Чуть ли не в последнем письме своем Павел Михайлович Третьяков обеспокоился странностью первого номера журнала «Мир искусства».
«Ты, мой милый Сережа, разумеется, получил Дягилевский первый номер, – писал он С. С. Боткину, – а я хотя еще не получил, но видел его. Уж не знаю, кто хуже, Собко или Дягилев? Внешность хороша, но ужасно сумбурно и глупо составлено: зачем помещены снимки с Васнецова, почему с Левитана и для чего с Поленовой? С какой стати вид старого собора и проч.?.. в статьях об них не упоминается ни одним словом…»

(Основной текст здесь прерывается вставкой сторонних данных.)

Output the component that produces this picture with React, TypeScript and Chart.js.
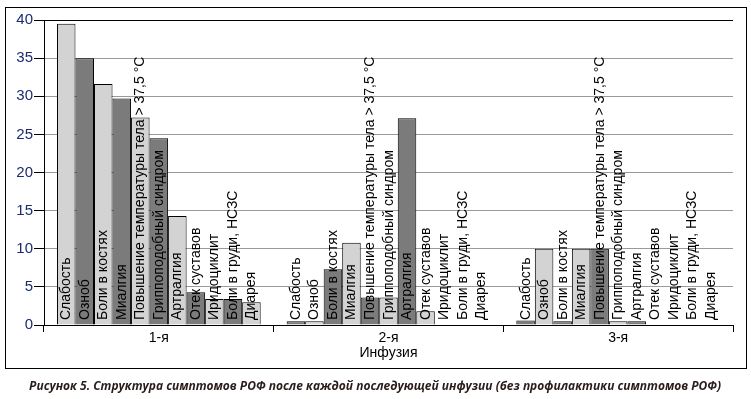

Видимо, Дягилев бросил перед Васнецовым пробный шар, с кем будет маститый художник, столько лет считавшийся новатором в русском искусстве?
Васнецов остался с Репиным, который с обычной своей прямотой в глаза высказал «мирискусникам» правду-матку: «В ваших мудрствованиях об искусстве вы игнорируете русское, вы не признаете существования русской школы. Вы не знаете ее, как чужаки России. То ли дело болтать за европейцами: Давид, Делакруа, Болер, Зола, Рёскин, Вистлер; вечно пережевываете вы европейскую лавочку, достаточно устаревшую там и мало кому интересную у нас».
Первый прицельный удар по Васнецову нанесли сразу из пушек.
«Читал ли ты новый выпуск „Истории искусства“ Мутера, где А. Бенуа в статье о русской живописи разделывает В. Васнецова, а попутно и М. Нестерова? – спрашивал Михаил Васильевич своего друга Турыгина. – Хорошо теперь пишут истории искусств, хлестко. Лежишь, как карась на сковородке, а тебя то с того, то с другого бока поджаривают, маслица подбавляют… Для этой статьи стоило издавать и Мутера и писать о Воробьевых и о Шебуевых, и еще черт знает о ком, предвкушая удовольствие „писнуть“ на закуску о Васнецове, первому „облаять“ большую знаменитость всякому лестно. Да, брат, – или я уж стар становлюсь, или эта статья о Васнецове статья свинская».